Search code examples
rggplot2rlangggrepel

using `rlang` for conditional labelling in `ggplot` using `ggrepel`


I am writing a custom function to create a scatterplot with labels attached to points. Here is a minimal rendition of the same.

# needed libraries
library(tidyverse)
library(ggplot2)
library(ggrepel)

# custom function
label_adder <- function(data, x, y, label.var) {
  # basic plot
  plot <-
    ggplot(data = data,
           mapping = aes(
             x = !!rlang::enquo(x),
             y = !!rlang::enquo(y)
           )) +
    geom_point() +
    geom_smooth(method = "lm")

  # adding label
  plot <-
    plot +
    geom_label_repel(mapping = aes(label = !!rlang::enquo(label.var)))

  return(plot)
}

# creating dataframe
mtcars_new <- mtcars %>%
  tibble::rownames_to_column(., var = "car") %>%
  tibble::as_data_frame(x = .)

# using the function
label_adder(
  data = mtcars_new,
  x = wt,
  y = mpg,
  label.var = car
)

Created on 2018-08-30 by the reprex package (v0.2.0.9000).

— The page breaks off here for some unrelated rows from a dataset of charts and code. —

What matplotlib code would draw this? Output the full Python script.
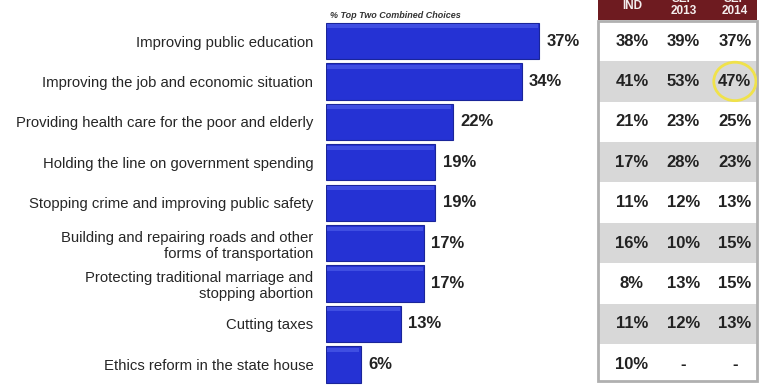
import matplotlib.pyplot as plt
from matplotlib.patches import Ellipse, Rectangle

plt.rcParams['font.family'] = ['Liberation Sans', 'DejaVu Sans']

# data
issues = ['Improving public education',
          'Improving the job and economic situation',
          'Providing health care for the poor and elderly',
          'Holding the line on government spending',
          'Stopping crime and improving public safety',
          'Building and repairing roads and other\nforms of transportation',
          'Protecting traditional marriage and\nstopping abortion',
          'Cutting taxes',
          'Ethics reform in the state house']
top_two = [37, 34, 22, 19, 19, 17, 17, 13, 6]
col_heads = ['IND', 'SEP\n2013', 'SEP\n2014']
ind = ['38%', '41%', '21%', '17%', '11%', '16%', '8%', '11%', '10%']
sep2013 = ['39%', '53%', '23%', '28%', '12%', '10%', '13%', '12%', '-']
sep2014 = ['37%', '47%', '25%', '23%', '13%', '15%', '15%', '13%', '-']

W, H = 762, 385
fig = plt.figure(figsize=(W / 100, H / 100), dpi=100)

def px(x0, y0, x1, y1):
    # pixel box -> figure fraction
    return [x0 / W, 1 - y1 / H, (x1 - x0) / W, (y1 - y0) / H]

n = len(issues)
rows = list(range(n))

# bar chart
ax = fig.add_axes(px(326, 20.8, 590, 384.6))
ax.barh(rows, top_two, height=0.9, color='#2532d4', edgecolor='#1a259a', linewidth=0.8)
# bevel highlight
ax.barh([r - 0.36 for r in rows], [v - 0.4 for v in top_two], left=0.2, height=0.1,
        color='#3f4ee2', linewidth=0)
ax.set_xlim(0, 264 / 5.75)
ax.set_ylim(n - 0.5, -0.5)
ax.set_yticks(rows)
ax.set_yticklabels(issues, fontsize=10.7, color='#262626', linespacing=1.2)
ax.tick_params(axis='y', length=0, pad=9)
ax.set_xticks([])
for s in ax.spines.values():
    s.set_visible(False)
for r, v in zip(rows, top_two):
    ax.text(v + 1.3, r, f'{v}%', va='center', ha='left', fontsize=12,
            fontweight='bold', color='#222222')

fig.text(330 / W, 1 - 15 / H, '% Top Two Combined Choices', fontsize=6.5,
         fontstyle='italic', fontweight='bold', color='#333333', va='center')

# table on the right
x0, x1 = -0.16, 2.93
tx = fig.add_axes(px(598, 20.8, 757, 384.6))
tx.set_xlim(x0, x1)
tx.set_ylim(n - 0.5, -0.5)
tx.axis('off')
for r in rows:
    fc = '#d8d8d8' if r % 2 == 1 else 'white'
    tx.add_patch(Rectangle((x0, r - 0.5), x1 - x0, 1, facecolor=fc, edgecolor='none'))
tx.add_patch(Rectangle((x0, -0.5), x1 - x0, n - 0.08, facecolor='none',
                       edgecolor='#b0b0b0', linewidth=2, clip_on=False))
tx.add_patch(Rectangle((x0, -1.02), x1 - x0, 0.5, facecolor='#6e1b20',
                       edgecolor='none', clip_on=False))
for c, col in enumerate([ind, sep2013, sep2014]):
    for r in rows:
        tx.text(c + 0.5, r, col[r], ha='center', va='center', fontsize=12,
                fontweight='bold', color='#222222')
    yb = -0.73 if c == 0 else -0.6
    tx.text(c + 0.5, yb, col_heads[c], ha='center', va='bottom', fontsize=8.5,
            fontweight='bold', color='#f4eeee', linespacing=0.95, clip_on=False)

tx.add_patch(Ellipse((2.5, 1), 0.82, 0.95, facecolor='none', edgecolor='#f0e24a',
                     linewidth=2))

fig.savefig('out.png', dpi=100)
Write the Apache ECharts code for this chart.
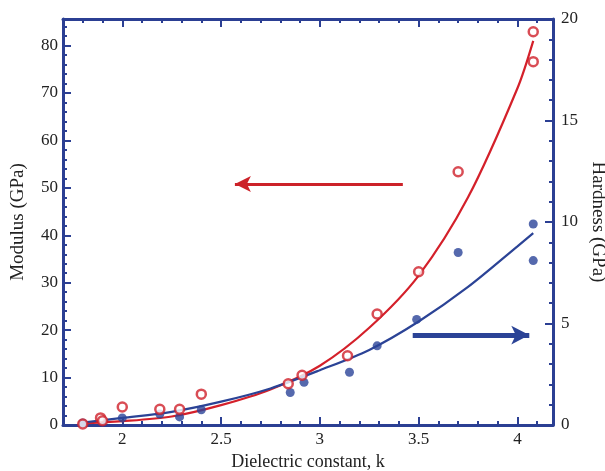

Question I can't seem to figure out how I can make the labeling conditional on values of x and y variables. For example, let's say the user wants not to display all points in the scatterplot but only the points with (examples):

wt > 5
wt < 4 & mpg < 20
wt > 4 | mpg > 25

etc.

What can I change in the code for geom_label_repel using rlang so that any condition the user provides (involving x and/or y) will be evaluated and only those labels will be displayed in the plot?


Solution

  • You could try something like this. Here I add an expression argument to your function, check if the expression is being used, then filter accordingly.

    library(tidyverse)
    library(ggplot2)
    library(ggrepel)
    
    # custom function
    label_adder <- function(data, x, y, label.var, exp = NULL) {
      param_list <- as.list(match.call())
    
      if("exp" %in% names(param_list)){
        plot <-
        ggplot(
               mapping = aes(
                 x = !!rlang::enquo(x),
                 y = !!rlang::enquo(y)
               )) +
        geom_point(data = data) +
        geom_smooth(data = data, method = "lm")+
        geom_label_repel(data = data %>% filter(!!rlang::enquo(exp)), 
                         mapping = aes(label = !!rlang::enquo(label.var)))
        return(plot)
      }
      else{
        plot <-
        ggplot(data = data,
               mapping = aes(
                 x = !!rlang::enquo(x),
                 y = !!rlang::enquo(y)
               )) +
        geom_point() +
        geom_smooth(method = "lm")+
        geom_label_repel(mapping = aes(label = !!rlang::enquo(label.var)))
    
      return(plot)
      }
    }
    
    # creating dataframe
    mtcars_new <- mtcars %>%
      tibble::rownames_to_column(., var = "car") %>%
      tibble::as_data_frame(x = .)
    
    # using the function
    label_adder(
      data = mtcars_new,
      x = wt,
      y = mpg,
      label.var = car
    )
    

    label_adder(
      data = mtcars_new,
      x = wt,
      y = mpg,
      label.var = car,
      exp = wt < 4 & mpg < 20
    )
    

    Created on 2018-08-30 by the reprex package (v0.2.0).

    Update

    label_adder <- function(data, x, y, label.var, exp = NULL) {
      param_list <- as.list(match.call())
    
      if("exp" %in% names(param_list)){
        my_exp <- rlang::enquo(exp)
      }
      else{
        a <- "row_number() > 0"
        my_exp <- rlang::quo(!! rlang::sym(a))
      }
    
      plot <-
        ggplot(
               mapping = aes(
                 x = !!rlang::enquo(x),
                 y = !!rlang::enquo(y)
               )) +
        geom_point(data = data) +
        geom_smooth(data = data, method = "lm")+
        geom_label_repel(data = data %>% filter(!!my_exp), 
                         mapping = aes(label = !!rlang::enquo(label.var)))
      return(plot)
    
    }
    

    This still uses an if and else, but does not require all the extra code like above.